The Ketchum Ranger District is embarking on an environmental analysis and planning process known as the Bald Mountain Stewardship Project to develop a project that will improve forest resiliency.

It could include any number of proposals from using herbicides to planting a wider diversity of tree species, particularly those not as susceptible to attack from insects and parasites. It could also involve stepping up efforts to control pests by a variety of means, including cutting out stands of trees.

“We don’t know at this point what we will do. There may be science out there that we don’t know about,” said Poff. “Bogus Basin ski area near Boise and Brundage Mountain near McCall are struggling with these same issues. So are Colorado resorts. And they’re using a variety of different options, including helicopter logging.”

Zach Poff wants community imput on how to improve the resiliency of the forests on Baldy.

“It’s a big problem that the Forest Service and other agencies don’t have solution to,” added Matt Filbert, fuels specialist for the Sawtooth National Forest. “We need the community to step in and help us figure it out.”

Dani Southard, the Northern Rockies program manager for the National Forest Foundation has been meeting with government, business, recreation and other community leaders to gauge their thoughts about the threat to Baldy.

Her National Forest Foundation, which facilitates projects to enhance the nation’s forests, will hold a discussion about the decline of the forest across the Wood River Valley and specifically Bald Mountain from 10:30 a.m. to 12:30 p.m. Monday, Sept. 23, at Ketchum’s Community Library.

The event will offer an overview of forest health in the Wood River Valley, as well as the history of insect and disease issues on Bald Mountain. It will look at historic and current forest management on Bald Mountain. And it will give the community a chance to offer suggestions about what should take place in the future.

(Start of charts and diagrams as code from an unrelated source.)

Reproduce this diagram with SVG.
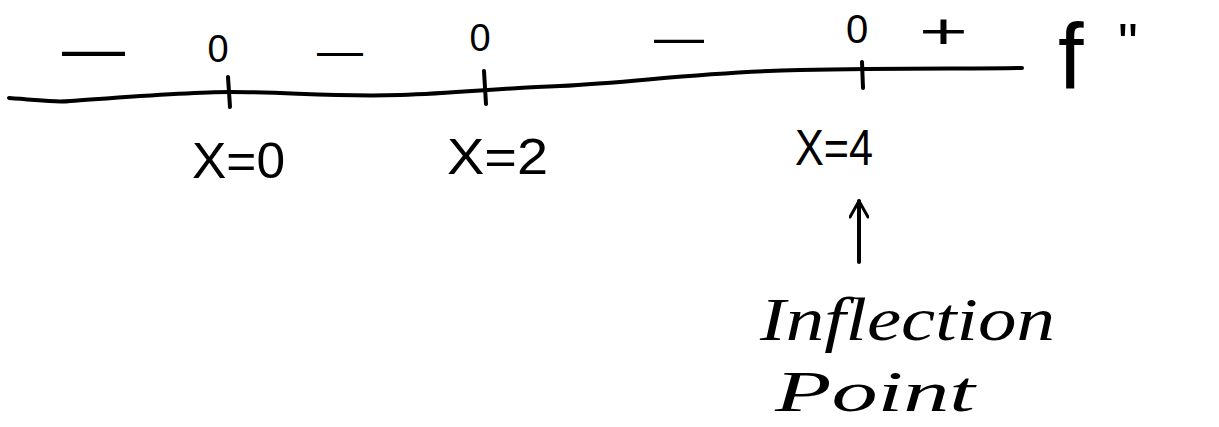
<svg xmlns="http://www.w3.org/2000/svg" width="1219" height="427" viewBox="0 0 1219 427">
<style>
.ink{stroke:#000;stroke-width:4;fill:none;stroke-linecap:round;stroke-linejoin:round}
.sign{font-family:"Liberation Sans",Arial,sans-serif;fill:#000}
.lbl{font-family:"Liberation Sans",Arial,sans-serif;font-size:50px;fill:#000}
.hand{font-family:"Liberation Serif","Times New Roman",serif;font-style:italic;fill:#000}
</style>
<defs>
<marker id="ah" viewBox="0 0 20 20" refX="18" refY="10" markerWidth="20" markerHeight="20" markerUnits="userSpaceOnUse" orient="auto">
<path d="M2,1 L18,10 L2,19" fill="none" stroke="#000" stroke-width="3" stroke-linecap="round" stroke-linejoin="round"/>
</marker>
</defs>
<rect width="1219" height="427" fill="#fff"/>
<g id="axis">
<path class="ink" d="M9,98 C40,100 55,103 70,101 C140,96 190,92 230,92 C290,92 330,97 400,95 C460,93 500,88 560,86 C640,82 700,72 800,70 C900,68 980,69 1022,68"/>
<path class="ink" d="M228,77 L230,107"/>
<path class="ink" d="M484,71 L486,104"/>
<path class="ink" d="M862,62 L863,88"/>
</g>
<g id="signs">
<text class="sign" x="62" y="70" font-size="64" textLength="63" lengthAdjust="spacingAndGlyphs">—</text>
<text class="sign" x="317" y="66" font-size="46" textLength="46" lengthAdjust="spacingAndGlyphs">—</text>
<text class="sign" x="654" y="54" font-size="50" textLength="50" lengthAdjust="spacingAndGlyphs">—</text>
<text class="sign" x="919" y="48" font-size="50" textLength="49" lengthAdjust="spacingAndGlyphs">+</text>
</g>
<g id="zeros">
<text class="sign" x="218" y="62" font-size="38" text-anchor="middle">0</text>
<text class="sign" x="480" y="51" font-size="38" text-anchor="middle">0</text>
<text class="sign" x="857" y="43" font-size="40" text-anchor="middle">0</text>
</g>
<g id="f2">
<text class="sign" x="1058" y="88" font-size="92">f</text>
<text class="sign" x="1118" y="62" font-size="56">"</text>
</g>
<g id="x0"><text class="lbl" x="192" y="178" textLength="93" lengthAdjust="spacingAndGlyphs">X=0</text></g>
<g id="x2"><text class="lbl" x="447" y="174" textLength="101" lengthAdjust="spacingAndGlyphs">X=2</text></g>
<g id="x4"><text class="lbl" x="795" y="165" textLength="78" lengthAdjust="spacingAndGlyphs">X=4</text></g>
<g id="connectors">
<path class="ink" d="M859,262 L859,201" marker-end="url(#ah)"/>
</g>
<g id="inflection">
<text class="hand" x="760" y="340" font-size="62" textLength="295" lengthAdjust="spacingAndGlyphs">Inflection</text>
<text class="hand" x="775" y="411" font-size="58" textLength="200" lengthAdjust="spacingAndGlyphs">Point</text>
</g>
</svg>
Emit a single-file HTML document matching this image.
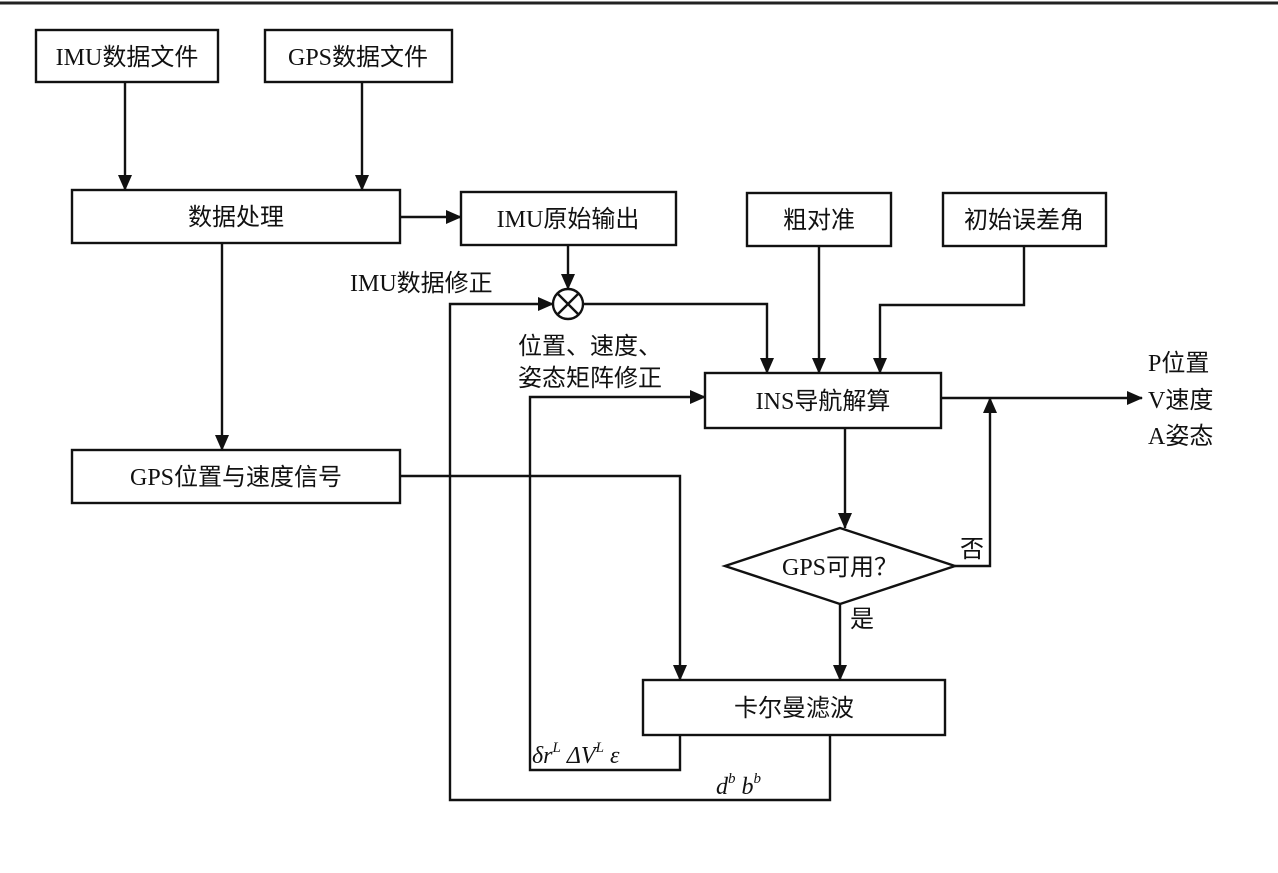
<!DOCTYPE html>
<html><head><meta charset="utf-8"><style>
html,body{margin:0;padding:0;background:#fff;}
svg{display:block;}
text{font-family:"Liberation Serif","Noto Sans CJK SC",serif;font-size:24px;fill:#111;}
.i{font-style:italic;}
</style></head><body>
<svg width="1278" height="873" viewBox="0 0 1278 873" xmlns="http://www.w3.org/2000/svg">
<defs><marker id="a" markerWidth="16" markerHeight="14" refX="15" refY="7" orient="auto" markerUnits="userSpaceOnUse"><path d="M0,0 L16,7 L0,14 z" fill="#111"/></marker></defs>
<line x1="0" y1="3" x2="1278" y2="3" stroke="#222" stroke-width="3"/>
<g fill="none" stroke="#111" stroke-width="2.4">
<rect x="36" y="30" width="182" height="52"/>
<rect x="265" y="30" width="187" height="52"/>
<rect x="72" y="190" width="328" height="53"/>
<rect x="461" y="192" width="215" height="53"/>
<rect x="747" y="193" width="144" height="53"/>
<rect x="943" y="193" width="163" height="53"/>
<rect x="705" y="373" width="236" height="55"/>
<rect x="72" y="450" width="328" height="53"/>
<rect x="643" y="680" width="302" height="55"/>
<circle cx="568" cy="304" r="15"/>
<line x1="557" y1="293" x2="579" y2="315"/><line x1="579" y1="293" x2="557" y2="315"/>
<polygon points="725,566 840,528 955,566 840,604"/>
<line x1="125" y1="82" x2="125" y2="190" marker-end="url(#a)"/>
<line x1="362" y1="82" x2="362" y2="190" marker-end="url(#a)"/>
<line x1="400" y1="217" x2="461" y2="217" marker-end="url(#a)"/>
<line x1="568" y1="245" x2="568" y2="289" marker-end="url(#a)"/>
<polyline points="583,304 767,304 767,373" marker-end="url(#a)"/>
<line x1="819" y1="246" x2="819" y2="373" marker-end="url(#a)"/>
<polyline points="1024,246 1024,305 880,305 880,373" marker-end="url(#a)"/>
<polyline points="830,735 830,800 450,800 450,304 553,304" marker-end="url(#a)"/>
<polyline points="530,735 530,770 680,770 680,735"/>
<polyline points="530,735 530,397 705,397" marker-end="url(#a)"/>
<line x1="222" y1="243" x2="222" y2="450" marker-end="url(#a)"/>
<polyline points="400,476 680,476 680,680" marker-end="url(#a)"/>
<line x1="845" y1="428" x2="845" y2="528" marker-end="url(#a)"/>
<line x1="941" y1="398" x2="1142" y2="398" marker-end="url(#a)"/>
<polyline points="955,566 990,566 990,398" marker-end="url(#a)"/>
<line x1="840" y1="604" x2="840" y2="680" marker-end="url(#a)"/>
</g>
<text x="127" y="65" text-anchor="middle">IMU数据文件</text>
<text x="358" y="65" text-anchor="middle">GPS数据文件</text>
<text x="236" y="225" text-anchor="middle">数据处理</text>
<text x="568" y="227" text-anchor="middle">IMU原始输出</text>
<text x="819" y="228" text-anchor="middle">粗对准</text>
<text x="1024" y="228" text-anchor="middle">初始误差角</text>
<text x="823" y="409" text-anchor="middle">INS导航解算</text>
<text x="236" y="485" text-anchor="middle">GPS位置与速度信号</text>
<text x="794" y="716" text-anchor="middle">卡尔曼滤波</text>
<text x="840" y="575" text-anchor="middle">GPS可用？</text>
<text x="350" y="291">IMU数据修正</text>
<text x="518" y="354">位置、速度、</text>
<text x="518" y="386">姿态矩阵修正</text>
<text x="960" y="557">否</text>
<text x="850" y="627">是</text>
<text x="1148" y="371">P位置</text>
<text x="1148" y="408">V速度</text>
<text x="1148" y="444">A姿态</text>
<text x="532" y="763" class="i" font-size="28">δr<tspan font-size="15" dy="-11">L</tspan><tspan dy="11"> ΔV</tspan><tspan font-size="15" dy="-11">L</tspan><tspan dy="11"> ε</tspan></text>
<text x="716" y="794" class="i" font-size="28">d<tspan font-size="15" dy="-11">b</tspan><tspan dy="11">   b</tspan><tspan font-size="15" dy="-11">b</tspan></text>
</svg>
</body></html>
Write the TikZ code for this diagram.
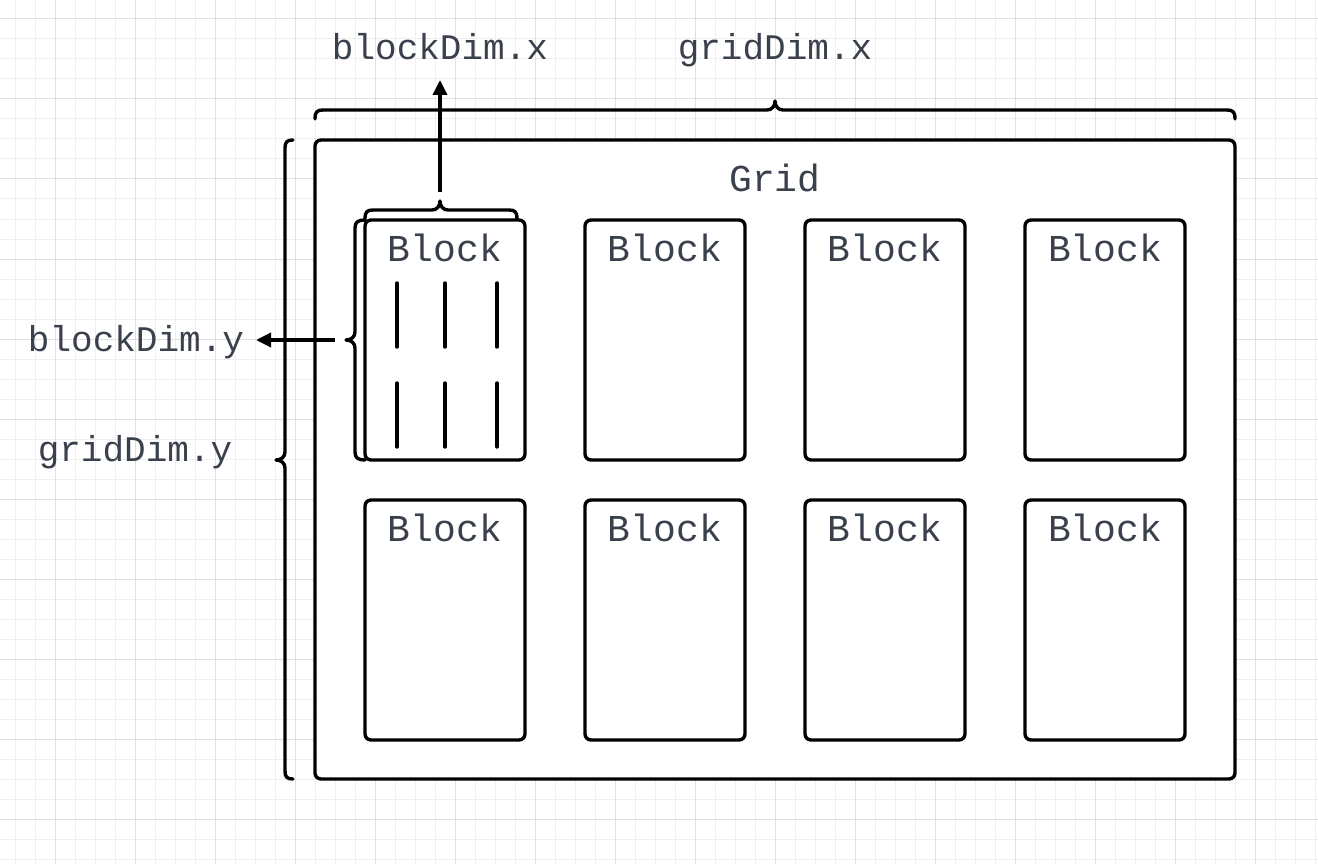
\documentclass[tikz,border=0pt]{standalone}
\usepackage{fontspec}
\newfontfamily\labelfont{Liberation Mono}
\usetikzlibrary{arrows.meta}
\definecolor{inkline}{HTML}{000000}
\definecolor{inktext}{HTML}{3A414C}
\definecolor{gridminor}{HTML}{EFEFEF}
\definecolor{gridmajor}{HTML}{E0E0E0}
\begin{document}
\begin{tikzpicture}[x=1pt,y=-1pt,
  outline/.style={draw=inkline,line width=3.4pt,rounded corners=6pt,fill=white},
  blockbox/.style={outline,minimum width=160pt,minimum height=240pt,inner sep=0pt},
  bracepath/.style={draw=inkline,line width=3.4pt,line cap=round,line join=round},
  dimarrow/.style={draw=inkline,line width=3.4pt,-{Triangle[length=15pt,width=14pt]}},
  thread/.style={draw=inkline,line width=3.4pt,line cap=round},
  txt/.style={text=inktext,font=\labelfont\fontsize{36}{40}\selectfont,inner sep=0pt,anchor=base},
  blocktxt/.style={txt,font=\labelfont\fontsize{38}{40}\selectfont}]
\useasboundingbox (0,0) rectangle (1318,864);
\fill[white] (0,0) rectangle (1318,864);
% background grid paper
\foreach \x in {15,35,...,1315} \draw[gridminor,line width=1pt] (\x,0) -- (\x,864);
\foreach \y in {19,39,...,859} \draw[gridminor,line width=1pt] (0,\y) -- (1318,\y);
\foreach \x in {55,135,...,1315} \draw[gridmajor,line width=1pt] (\x,0) -- (\x,864);
\foreach \y in {19,99,...,859} \draw[gridmajor,line width=1pt] (0,\y) -- (1318,\y);

% gridDim.x brace
\draw[bracepath] (315,119) .. controls (315,112) and (317,110) .. (323,110) -- (767,110)
  .. controls (772,110) and (775,106) .. (775,101)
  .. controls (775,106) and (778,110) .. (783,110) -- (1227,110)
  .. controls (1233,110) and (1235,112) .. (1235,119);
% gridDim.y brace
\draw[bracepath] (293,140) .. controls (287,140) and (285,142) .. (285,148) -- (285,452)
  .. controls (285,457) and (281,460) .. (276,460)
  .. controls (281,460) and (285,463) .. (285,468) -- (285,771)
  .. controls (285,777) and (287,779) .. (293,779);

% the grid
\node[outline,minimum width=920pt,minimum height=639pt,inner sep=0pt] (grid) at (775,459.5) {};
\node[blocktxt] (gridlbl) at (775,192) {Grid};

% blockDim.x brace
\draw[bracepath] (365,219) .. controls (365,212) and (367,210) .. (373,210) -- (432,210)
  .. controls (437,210) and (440,206) .. (440,201)
  .. controls (440,206) and (443,210) .. (448,210) -- (509,210)
  .. controls (515,210) and (517,212) .. (517,219);
% blockDim.y brace
\draw[bracepath] (365,220) .. controls (358,220) and (355,222) .. (355,228) -- (355,332)
  .. controls (355,337) and (351,340) .. (346,340)
  .. controls (351,340) and (355,343) .. (355,348) -- (355,452)
  .. controls (355,458) and (358,460) .. (365,460);

% blocks
\foreach \c/\cx in {1/445,2/665,3/885,4/1105} {
  \node[blockbox] (b1\c) at (\cx,340) {};
  \node[blocktxt] (b1\c lbl) at (\cx,261) {Block};
  \node[blockbox] (b2\c) at (\cx,620) {};
  \node[blocktxt] (b2\c lbl) at (\cx,541) {Block};
}

% threads inside the first block
\foreach \tx in {397,445,497} {
  \draw[thread] (\tx,283) -- (\tx,347);
  \draw[thread] (\tx,383) -- (\tx,447);
}

% dimension labels and arrows
\node[txt] (bdx) at (440,60) {blockDim.x};
\node[txt] (gdx) at (775,60) {gridDim.x};
\node[txt] (bdy) at (136,351) {blockDim.y};
\node[txt] (gdy) at (135,461) {gridDim.y};
\coordinate (bdxfoot) at (440,192);
\coordinate (bdxtip) at (440,80);
\coordinate (bdyfoot) at (335,340);
\coordinate (bdytip) at (256,340);
\draw[dimarrow] (bdxfoot) -- (bdxtip);
\draw[dimarrow] (bdyfoot) -- (bdytip);
\end{tikzpicture}
\end{document}
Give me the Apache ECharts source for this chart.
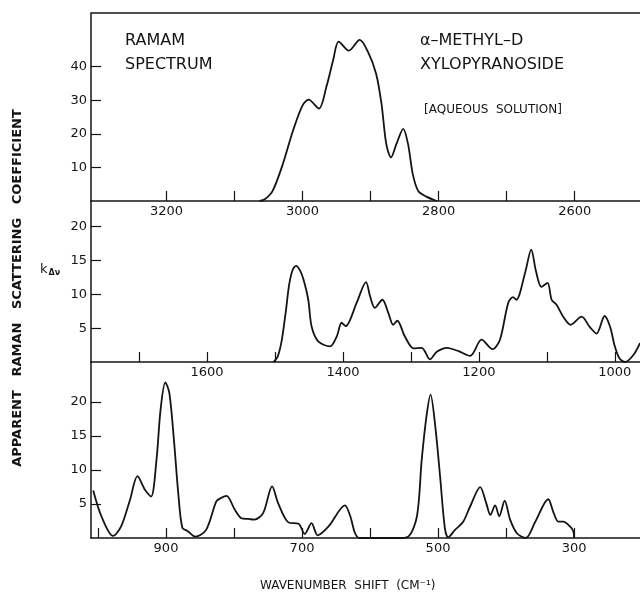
<!DOCTYPE html>
<html>
<head>
<meta charset="utf-8">
<script src="https://cdn.jsdelivr.net/npm/echarts@6/dist/echarts.min.js"></script>
<style>
  html, body { margin: 0; padding: 0; background: #fff; }
  #chart { width: 640px; height: 593px; }
</style>
</head>
<body>
<div id="chart"></div>
<script>
// C-H stretching region (upper panel)
const chShift = [3063, 3055, 3044, 3029, 3014, 3000, 2991, 2976, 2965, 2955, 2947, 2932, 2916, 2904, 2892, 2884, 2877, 2870, 2862, 2852, 2845, 2838, 2830, 2818, 2803];
const chCoeff = [0, 0.6, 3, 11, 21, 28.5, 30.2, 27.5, 34, 42, 47.5, 44.8, 48, 44.5, 38, 29, 17, 13, 17, 21.5, 17, 8, 3, 1.3, 0];

// Fingerprint region 1770-963 (middle panel)
const midShift = [1502, 1496, 1490, 1484, 1479, 1474, 1469, 1463, 1458, 1451, 1446, 1436, 1419, 1409, 1402, 1396, 1380, 1366, 1360, 1353, 1342, 1333, 1326, 1320, 1309, 1296, 1284, 1272, 1262, 1247, 1230, 1213, 1196, 1180, 1169, 1157, 1150, 1145, 1132, 1123, 1116, 1108, 1099, 1093, 1086, 1076, 1065, 1049, 1037, 1027, 1015, 1007, 1000, 993, 985, 973, 963];
const midCoeff = [0, 0.8, 3.2, 7.5, 11.5, 13.6, 14.2, 13.5, 12.2, 9.2, 5.2, 3, 2.3, 3.8, 5.8, 5.3, 8.7, 11.8, 9.7, 8.0, 9.2, 7.2, 5.5, 6.1, 3.8, 2.0, 2.1, 0.4, 1.5, 2.1, 1.6, 0.9, 3.3, 1.9, 3.3, 8.7, 9.6, 9.2, 13.2, 16.6, 13.4, 11.1, 11.7, 9.2, 8.5, 6.7, 5.5, 6.7, 5.2, 4.2, 6.8, 5.2, 2.3, 0.5, 0, 1.0, 2.8];

// Low-frequency region 1010-300 (lower panel)
const lowShift = [1007, 995, 978, 966, 953, 942, 931, 922, 914, 908, 901, 895, 888, 882, 876, 868, 857, 841, 826, 819, 811, 799, 789, 779, 770, 757, 744, 735, 720, 705, 696, 686, 677, 661, 637, 629, 622, 615, 560, 544, 531, 524, 517, 511, 504, 497, 490, 485, 475, 463, 453, 438, 429, 423, 416, 410, 402, 394, 384, 371, 357, 338, 330, 323, 316, 306, 301, 300];
const lowCoeff = [7.0, 3.2, 0.3, 1.7, 5.6, 9.1, 7.1, 6.1, 11.5, 18.9, 22.9, 21.3, 14.0, 6.6, 1.5, 1.0, 0.2, 1.2, 5.4, 5.9, 6.2, 4.2, 2.9, 2.8, 2.7, 3.7, 7.6, 5.1, 2.3, 2.1, 0.6, 2.2, 0.4, 1.7, 4.8, 3.2, 0.7, 0, 0, 0.2, 3.2, 11.5, 17.9, 21.1, 16.4, 9.1, 1.5, 0.1, 1.2, 2.4, 4.6, 7.5, 5.1, 3.4, 4.8, 3.2, 5.5, 2.7, 0.7, 0, 2.4, 5.7, 3.7, 2.4, 2.4, 1.7, 1.0, 0];

// Axis ticks and labels
const chTicks = [3200, 3100, 3000, 2900, 2800, 2700, 2600];
const chLabels = [3200, 3000, 2800, 2600];
const midTicks = [1700, 1600, 1500, 1400, 1300, 1200, 1100, 1000];
const midLabels = [1600, 1400, 1200, 1000];
const lowTicks = [1000, 900, 800, 700, 600, 500, 400, 300];
const lowLabels = [900, 700, 500, 300];
const chYLabels = [10, 20, 30, 40];
const midYLabels = [5, 10, 15, 20];
const lowYLabels = [5, 10, 15, 20];

const INK = '#141414';
const FONT = 'DejaVu Sans';

function zip(xs, ys) { return xs.map((x, i) => [x, ys[i]]); }
const plain = v => String(v);

function xAxis(gridIndex, min, max, ticks, labels) {
  return {
    type: 'value', gridIndex, min, max, inverse: true,
    axisLine: { show: true, onZero: false, lineStyle: { color: INK, width: 1.5 } },
    axisTick: { show: true, inside: true, length: 10, customValues: ticks, lineStyle: { color: INK, width: 1.2 } },
    axisLabel: { show: true, customValues: labels, formatter: plain, margin: 4, color: INK, fontFamily: FONT, fontSize: 13 },
    splitLine: { show: false }
  };
}

function yAxis(gridIndex, max, labels) {
  return {
    type: 'value', gridIndex, min: 0, max,
    axisLine: { show: true, lineStyle: { color: INK, width: 1.5 } },
    axisTick: { show: true, inside: true, length: 10, customValues: labels, lineStyle: { color: INK, width: 1.2 } },
    axisLabel: { show: true, customValues: labels, formatter: plain, margin: 4, color: INK, fontFamily: FONT, fontSize: 13 },
    splitLine: { show: false }
  };
}

function curve(i, xs, ys) {
  return {
    type: 'line', xAxisIndex: i, yAxisIndex: i,
    data: zip(xs, ys), smooth: 0.3, showSymbol: false, symbol: 'none',
    lineStyle: { color: INK, width: 1.8 }, animation: false
  };
}

const chart = echarts.init(document.getElementById('chart'), null, { renderer: 'canvas' });

const option = {
  backgroundColor: '#fff',
  animation: false,
  grid: [
    { left: 91, top: 13, width: 549, height: 188 },
    { left: 91, top: 201, width: 549, height: 161 },
    { left: 91, top: 362, width: 549, height: 176 }
  ],
  xAxis: [
    xAxis(0, 2504, 3311, chTicks, chLabels),
    xAxis(1, 963, 1770.6, midTicks, midLabels),
    xAxis(2, 203, 1010.3, lowTicks, lowLabels)
  ],
  yAxis: [
    yAxis(0, 56, chYLabels),
    yAxis(1, 23.8, midYLabels),
    yAxis(2, 25.9, lowYLabels)
  ],
  series: [
    curve(0, chShift, chCoeff),
    curve(1, midShift, midCoeff),
    curve(2, lowShift, lowCoeff)
  ],
  graphic: [
    { type: 'line', shape: { x1: 91, y1: 13, x2: 640, y2: 13 }, style: { stroke: INK, lineWidth: 1.5 } },
    { type: 'text', left: 125, top: 33, style: { text: 'RAMAM', font: '16px "DejaVu Sans"', fill: INK } },
    { type: 'text', left: 125, top: 57, style: { text: 'SPECTRUM', font: '16px "DejaVu Sans"', fill: INK } },
    { type: 'text', left: 420, top: 33, style: { text: 'α–METHYL–D', font: '16px "DejaVu Sans"', fill: INK } },
    { type: 'text', left: 420, top: 57, style: { text: 'XYLOPYRANOSIDE', font: '16px "DejaVu Sans"', fill: INK } },
    { type: 'text', left: 424, top: 104, style: { text: '[AQUEOUS  SOLUTION]', font: '12px "DejaVu Sans"', fill: INK } },
    {
      type: 'text', x: 18, y: 288, rotation: Math.PI / 2,
      style: { text: 'APPARENT   RAMAN   SCATTERING   COEFFICIENT', font: 'bold 13px "DejaVu Sans"', fill: INK, align: 'center', verticalAlign: 'middle' }
    },
    {
      type: 'text', left: 40, top: 263,
      style: {
        text: '{k|k}{s|Δν}',
        rich: {
          k: { font: '13px "DejaVu Sans"', fill: INK },
          s: { font: 'bold 8px "DejaVu Sans"', fill: INK, padding: [6, 0, 0, 1] }
        }
      }
    },
    { type: 'text', left: 260, top: 580, style: { text: 'WAVENUMBER  SHIFT  (CM⁻¹)', font: '12px "DejaVu Sans"', fill: INK } }
  ]
};

chart.setOption(option);
</script>
</body>
</html>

For more information, contact Dani Southard at 208-720-0957 or dsouthard@nationalforests.org.

Sun Valley Company, which has a special use permit for Bald Mountain, cleared dozens of acres of trees on Bald Mountain over the past few years to reduce fuel and promote forest health. But small projects involving 20 acres at a time are at best a Band-aid, said Poff.

“It’s going to take community collaboration. We have potential partnerships with others like the Bureau of Land Management, Idaho Fish and Game and private landholders. And we need to figure out how to get regional and national authorities to recognize how important this is.”

Right now, the Ketchum Ranger District is focused on treating 1,500 acres. But Poff would like to see that expand.

He admitted that efforts to improve forest health are “behind the eight-ball.” But he’s trying to shorten the process of the Bald Mountain Stewardship Timeline, which includes public scoping and environmental assessment, from its average 16 to 24 months to 10. He would like to be able to start implementation by May or June of 2020.

“In our favor is the fact that we’ve done a lot of analysis on this area before. So, hopefully, we won’t have to reinvent the wheel,” he said.

“I want the community involved because we will see changes on that mountain, whether we do nothing or whether we take aggressive action, he added. “We need to find out if the community is okay with something like burning slash on Baldy in the fall.”

It’s important to realize that this is not political but something that everybody has a stake in, said Lynn Campion, who invited the National Forest Foundation to help with rehabilitation following the Beaver Creek Fire.

 “It’s going to take community collaboration,” agreed Southard. “The mountain means everything to this area from an economic standpoint, as a recreation amenity, as a place for wildlife. All our cellular and other communications systems, as well as weather services, are on Bald Mountain. It is an incredible community asset.

 “We want to know what’s important to everyone who works, lives and play here. How can everybody work together to make a more resilient landscape? How can we work together to make this area more wildfire resistant?”


The fir trees that have been defoliated this summer near Elkhorn’s Sunrise subdivision have something different eating them. Blame the tussock moth caterpillars, which eat the trees’ needles.